20060514

暖春(中村登)、ラピュタ阿佐ヶ谷
里見とんと小津安二郎が残した原作の映画化だそうだ。
小津でおなじみの場面と話の進みだが、悪い意味で、人のえげつなさ、品のなさが際立って見える。かといって、小津の映画ほど、それがはっきりと示されているというわけでもない。消化不良にいやな感じが残る。
中村伸郎杉村春子らにはあるような、愛嬌がないといえばいいのか。やれやれこの人はこういう人だから仕方ないな、という苦笑いにならない。

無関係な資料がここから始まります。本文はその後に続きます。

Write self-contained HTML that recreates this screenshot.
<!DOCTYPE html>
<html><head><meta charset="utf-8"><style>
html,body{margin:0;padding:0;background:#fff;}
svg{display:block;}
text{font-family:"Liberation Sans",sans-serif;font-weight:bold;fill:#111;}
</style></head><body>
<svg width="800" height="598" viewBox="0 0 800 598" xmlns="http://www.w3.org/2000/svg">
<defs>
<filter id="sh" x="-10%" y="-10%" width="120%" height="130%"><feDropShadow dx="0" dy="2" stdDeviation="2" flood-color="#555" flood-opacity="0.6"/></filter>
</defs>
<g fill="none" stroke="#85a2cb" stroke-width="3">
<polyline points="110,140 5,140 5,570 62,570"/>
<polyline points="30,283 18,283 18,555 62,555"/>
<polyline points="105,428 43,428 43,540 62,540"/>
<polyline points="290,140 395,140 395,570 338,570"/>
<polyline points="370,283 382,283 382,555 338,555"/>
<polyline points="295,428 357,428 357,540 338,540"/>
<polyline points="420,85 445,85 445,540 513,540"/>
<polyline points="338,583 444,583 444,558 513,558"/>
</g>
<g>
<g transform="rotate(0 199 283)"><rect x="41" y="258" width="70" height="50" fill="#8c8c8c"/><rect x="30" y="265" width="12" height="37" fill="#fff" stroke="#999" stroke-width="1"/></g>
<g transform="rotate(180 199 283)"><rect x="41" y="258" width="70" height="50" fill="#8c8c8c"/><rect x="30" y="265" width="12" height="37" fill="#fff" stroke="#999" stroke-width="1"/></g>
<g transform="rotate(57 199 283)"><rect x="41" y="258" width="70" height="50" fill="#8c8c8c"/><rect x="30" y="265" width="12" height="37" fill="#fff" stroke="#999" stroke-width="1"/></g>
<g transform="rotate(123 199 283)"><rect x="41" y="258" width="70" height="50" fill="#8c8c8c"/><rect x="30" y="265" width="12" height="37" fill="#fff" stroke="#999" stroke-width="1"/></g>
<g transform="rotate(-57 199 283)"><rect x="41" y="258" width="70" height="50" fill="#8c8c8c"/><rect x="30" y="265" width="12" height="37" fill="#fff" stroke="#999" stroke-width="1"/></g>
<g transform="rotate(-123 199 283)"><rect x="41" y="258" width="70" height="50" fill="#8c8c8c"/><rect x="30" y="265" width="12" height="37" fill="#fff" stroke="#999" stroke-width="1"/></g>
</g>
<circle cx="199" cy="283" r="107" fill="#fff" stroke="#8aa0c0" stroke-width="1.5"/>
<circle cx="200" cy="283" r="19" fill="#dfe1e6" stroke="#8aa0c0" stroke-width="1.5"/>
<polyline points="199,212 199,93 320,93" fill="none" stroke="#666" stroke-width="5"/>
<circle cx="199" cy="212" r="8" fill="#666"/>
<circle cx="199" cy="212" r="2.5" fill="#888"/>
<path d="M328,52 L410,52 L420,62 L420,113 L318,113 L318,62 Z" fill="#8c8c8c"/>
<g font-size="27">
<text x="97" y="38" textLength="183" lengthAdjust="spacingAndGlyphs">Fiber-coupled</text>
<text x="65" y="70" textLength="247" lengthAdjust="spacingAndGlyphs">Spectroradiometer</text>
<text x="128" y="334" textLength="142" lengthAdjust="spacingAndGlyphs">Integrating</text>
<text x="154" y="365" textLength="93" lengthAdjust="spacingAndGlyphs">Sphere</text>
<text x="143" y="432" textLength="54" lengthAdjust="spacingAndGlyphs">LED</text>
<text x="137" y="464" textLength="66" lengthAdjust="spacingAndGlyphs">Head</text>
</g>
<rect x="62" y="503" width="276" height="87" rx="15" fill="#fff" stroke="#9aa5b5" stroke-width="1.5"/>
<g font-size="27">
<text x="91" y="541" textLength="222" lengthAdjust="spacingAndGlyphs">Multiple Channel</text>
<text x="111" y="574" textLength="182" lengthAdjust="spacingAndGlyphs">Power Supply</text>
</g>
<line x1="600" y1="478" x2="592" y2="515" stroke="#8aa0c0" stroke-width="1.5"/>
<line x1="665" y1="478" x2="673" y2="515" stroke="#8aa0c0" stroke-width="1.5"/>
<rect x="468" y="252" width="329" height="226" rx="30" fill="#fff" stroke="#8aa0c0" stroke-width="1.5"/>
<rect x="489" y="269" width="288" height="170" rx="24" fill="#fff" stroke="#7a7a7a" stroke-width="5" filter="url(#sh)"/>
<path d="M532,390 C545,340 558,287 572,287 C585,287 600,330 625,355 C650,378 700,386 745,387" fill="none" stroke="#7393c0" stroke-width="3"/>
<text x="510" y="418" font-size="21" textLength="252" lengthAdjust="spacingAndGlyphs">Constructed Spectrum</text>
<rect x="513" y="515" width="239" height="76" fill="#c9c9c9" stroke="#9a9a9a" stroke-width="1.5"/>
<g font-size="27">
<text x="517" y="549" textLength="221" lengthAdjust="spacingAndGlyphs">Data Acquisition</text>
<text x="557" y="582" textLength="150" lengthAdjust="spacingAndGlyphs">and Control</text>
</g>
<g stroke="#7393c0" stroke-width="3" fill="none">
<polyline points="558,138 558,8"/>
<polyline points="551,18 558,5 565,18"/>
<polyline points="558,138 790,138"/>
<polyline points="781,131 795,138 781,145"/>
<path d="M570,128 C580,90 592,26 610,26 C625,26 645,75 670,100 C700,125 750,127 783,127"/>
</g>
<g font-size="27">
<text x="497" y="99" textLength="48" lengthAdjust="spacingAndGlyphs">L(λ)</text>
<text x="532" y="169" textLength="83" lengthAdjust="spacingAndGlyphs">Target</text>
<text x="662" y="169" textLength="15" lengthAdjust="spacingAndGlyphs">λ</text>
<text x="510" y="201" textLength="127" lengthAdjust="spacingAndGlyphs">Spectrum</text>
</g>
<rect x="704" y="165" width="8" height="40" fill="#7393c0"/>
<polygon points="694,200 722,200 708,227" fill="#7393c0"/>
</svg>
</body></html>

小津の人物たちがえげつなかったり陳腐な言動をしても受け入れられるのがこれはそうならないのは、人物造形の作り方が浅いからなのか、役者への演出の問題なのか、森光子などキャラクターも明快でユーモラスなのだが、演技力を見せつけてられているだけのように見え、どうも安っぽく見えてしまう。他の役者も演技してます、という感じばかりが印象に残る。
男と娘かもしれない女が、深夜に男の作ったカップラーメンを食べるなんて素晴らしい場面と思うのだが、男に愛嬌がないため、ちっともいいと思えない。

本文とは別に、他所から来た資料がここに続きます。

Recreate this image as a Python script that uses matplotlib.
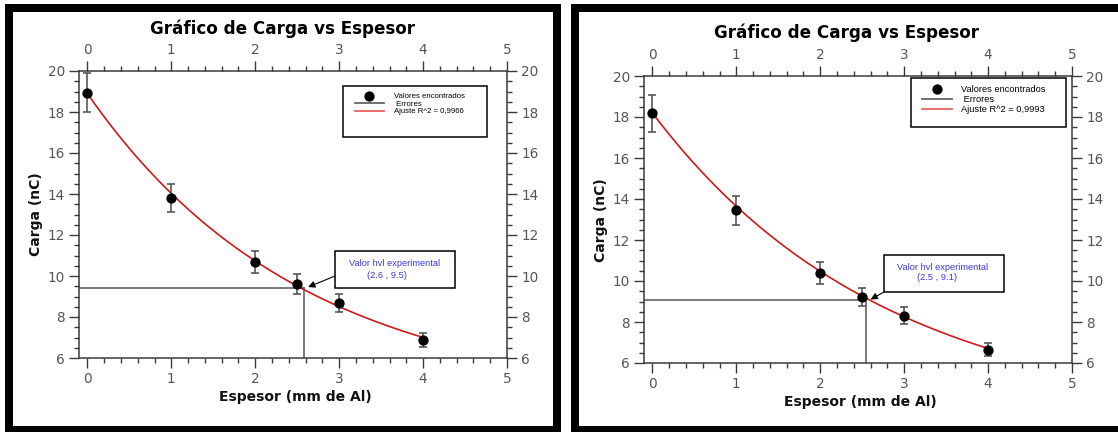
import numpy as np
import matplotlib
matplotlib.use("Agg")
import matplotlib.pyplot as plt
from matplotlib.patches import Rectangle
from matplotlib.lines import Line2D
from matplotlib.ticker import MultipleLocator

# ---------------- data ----------------
espesor = [0, 1, 2, 2.5, 3, 4]

carga_left = [18.95, 13.8, 10.67, 9.62, 8.7, 6.88]
err_left = [0.95, 0.68, 0.53, 0.50, 0.44, 0.36]
fit_left = [15.03, 0.392, 3.87]          # a, b, c  of  a*exp(-b x) + c
hvl_left = [2.58, 9.42]                  # guide lines (x, y)
tip_left = [2.63, 9.46]
r2_left = "0,9966"
hvl_text_left = "(2.6 , 9.5)"

carga_right = [18.18, 13.44, 10.39, 9.22, 8.31, 6.65]
err_right = [0.90, 0.69, 0.52, 0.45, 0.41, 0.33]
fit_right = [15.05, 0.3604, 3.15]
hvl_right = [2.55, 9.09]
tip_right = [2.60, 9.10]
r2_right = "0,9993"
hvl_text_right = "(2.5 , 9.1)"

title = "Gráfico de Carga vs Espesor"
xlabel = "Espesor (mm de Al)"
ylabel = "Carga (nC)"
legend_labels = ["Valores encontrados", " Errores", "Ajuste R^2 = "]
hvl_label = "Valor hvl experimental"

# ---------------- layout helpers ----------------
W, H = 1118, 432
fig = plt.figure(figsize=(W / 100, H / 100), dpi=100)
fig.patch.set_facecolor("white")


def fx(x):
    return x / W


def fy(y):
    return 1 - y / H


def rect_px(x0, y0, x1, y1):
    return [x0 / W, 1 - y1 / H, (x1 - x0) / W, (y1 - y0) / H]


def fig_rect(x0, y0, x1, y1, **kw):
    r = Rectangle((fx(x0), fy(y1)), (x1 - x0) / W, (y1 - y0) / H,
                  transform=fig.transFigure, **kw)
    fig.add_artist(r)
    return r


# panel frames
fig_rect(5, 4, 561, 432, facecolor="black", edgecolor="none", zorder=-3)
fig_rect(13, 12, 553, 426, facecolor="white", edgecolor="none", zorder=-2)
fig_rect(571, 4, 1118, 432, facecolor="black", edgecolor="none", zorder=-3)
fig_rect(579, 12, 1118, 426, facecolor="white", edgecolor="none", zorder=-2)

SPINE = "#3a3a3a"
TICKC = "#555555"
FITC = "#cc1a1a"
LEGRED = "#e86060"
ERRC = "#4a4a4a"
BLUE = "#3a3ae0"
NARROW = ["Liberation Sans", "DejaVu Sans"]


def panel(ax_rect, carga, err, fit, hvl, tip, r2, hvl_text, cfg):
    ax = fig.add_axes(rect_px(*ax_rect))
    ax.set_xlim(-0.1, 5)
    ax.set_ylim(6, 20)
    ax.xaxis.set_major_locator(MultipleLocator(1))
    ax.xaxis.set_minor_locator(MultipleLocator(0.2))
    ax.yaxis.set_major_locator(MultipleLocator(2))
    ax.yaxis.set_minor_locator(MultipleLocator(0.5))
    for s in ax.spines.values():
        s.set_color(SPINE)
        s.set_linewidth(1.1)
    ax.tick_params(which="both", direction="out", top=True, right=True,
                   labeltop=True, labelright=True, color=SPINE,
                   labelcolor=TICKC, labelsize=9.8, width=1.0)
    ax.tick_params(which="major", length=7.2, pad=3.0)
    ax.tick_params(which="minor", length=3.8)

    # hvl guide lines
    ax.plot([-0.1, hvl[0]], [hvl[1], hvl[1]], color="#555555", lw=1.1, zorder=2)
    ax.plot([hvl[0], hvl[0]], [6, hvl[1]], color="#555555", lw=1.1, zorder=2)

    # fit curve
    xs = np.linspace(espesor[0], espesor[-1], 300)
    a, b, c = fit
    ax.plot(xs, a * np.exp(-b * xs) + c, color=FITC, lw=1.2, zorder=3)

    # error bars and points
    ax.errorbar(espesor, carga, yerr=err, fmt="none", ecolor=ERRC,
                elinewidth=1.1, capsize=2.6, capthick=1.1, zorder=4)
    ax.plot(espesor, carga, "o", color="black", ms=6.4, zorder=5)

    # annotation arrow
    ax.annotate("", xy=(tip[0], tip[1]), xycoords="data",
                xytext=(fx(cfg["arrow_from"][0]), fy(cfg["arrow_from"][1])),
                textcoords="figure fraction",
                arrowprops=dict(arrowstyle="-|>", color="black", lw=0.8,
                                mutation_scale=10, shrinkA=0, shrinkB=0),
                zorder=6)

    # annotation box and text
    bx = cfg["ann_box"]
    fig_rect(*bx, facecolor="white", edgecolor="black", lw=1.1, zorder=5)
    t1, t2 = cfg["ann_text"]
    fig.text(fx(t1[0]), fy(t1[1]), hvl_label, color=BLUE, ha="center",
             va="center", fontsize=cfg["ann_fs"], family=NARROW, zorder=6)
    fig.text(fx(t2[0]), fy(t2[1]), hvl_text, color=BLUE, ha="center",
             va="center", fontsize=cfg["ann_fs"], family=NARROW, zorder=6)

    # legend box + legend
    fig_rect(*cfg["leg_box"], facecolor="white", edgecolor="black", lw=1.1,
             zorder=5)
    handles = [
        Line2D([], [], marker="o", color="black", ls="none", ms=6.4),
        Line2D([], [], color="#666666", lw=1.3),
        Line2D([], [], color=LEGRED, lw=1.3),
    ]
    labels = [legend_labels[0], legend_labels[1], legend_labels[2] + r2]
    fs = cfg["leg_fs"]
    leg = fig.legend(handles, labels, loc="upper left",
                     bbox_to_anchor=(fx(cfg["leg_anchor"][0]), fy(cfg["leg_anchor"][1])),
                     bbox_transform=fig.transFigure, frameon=False,
                     borderpad=0, borderaxespad=0,
                     handlelength=cfg["hl"], handletextpad=cfg["htp"],
                     labelspacing=cfg["ls"],
                     prop={"family": NARROW, "size": fs})
    leg.set_zorder(7)

    # titles / labels
    fig.text(fx(cfg["title"][0]), fy(cfg["title"][1]), title, ha="center",
             va="center", fontsize=12.1, fontweight="bold", color="black")
    fig.text(fx(cfg["xlabel"][0]), fy(cfg["xlabel"][1]), xlabel, ha="center",
             va="center", fontsize=10, fontweight="bold", color="#111111")
    fig.text(fx(cfg["ylabel"][0]), fy(cfg["ylabel"][1]), ylabel, ha="center",
             va="center", fontsize=10, fontweight="bold", color="#111111",
             rotation=90)
    return ax


panel((79, 71, 507, 358), carga_left, err_left, fit_left, hvl_left, tip_left,
      r2_left, hvl_text_left,
      dict(arrow_from=(335, 276), ann_box=(335, 251, 455, 288),
           ann_text=((395, 263), (387, 275)), ann_fs=6.7,
           leg_box=(343, 86, 487, 137), leg_anchor=(355, 93), leg_fs=5.6,
           hl=3.7, htp=1.3, ls=0.0,
           title=(282, 29), xlabel=(295, 397), ylabel=(36, 214)))

panel((644, 76, 1072, 363), carga_right, err_right, fit_right, hvl_right,
      tip_right, r2_right, hvl_text_right,
      dict(arrow_from=(884, 292), ann_box=(884, 255, 1004, 292),
           ann_text=((943, 267), (937, 278)), ann_fs=6.7,
           leg_box=(911, 78, 1066, 127), leg_anchor=(922, 85), leg_fs=6.7,
           hl=3.2, htp=1.0, ls=0.1,
           title=(847, 33), xlabel=(860, 402), ylabel=(601, 220)))

fig.savefig("out.png", dpi=100)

三宅邦子だけが光っていたのは小津の映画でやっていたのと同じ演技がしっくり馴染んでいるためと思われ、長門裕之などいいが、映画となじんでいるかどうかはわからない。
母娘の愁嘆場が2回あるのも乗れず、白々しい気持ちになってしまった。しかし映画館のあちこちからは観客のすすり泣きが聞こえてきた。
ゆっくり移動するカメラは魅力的。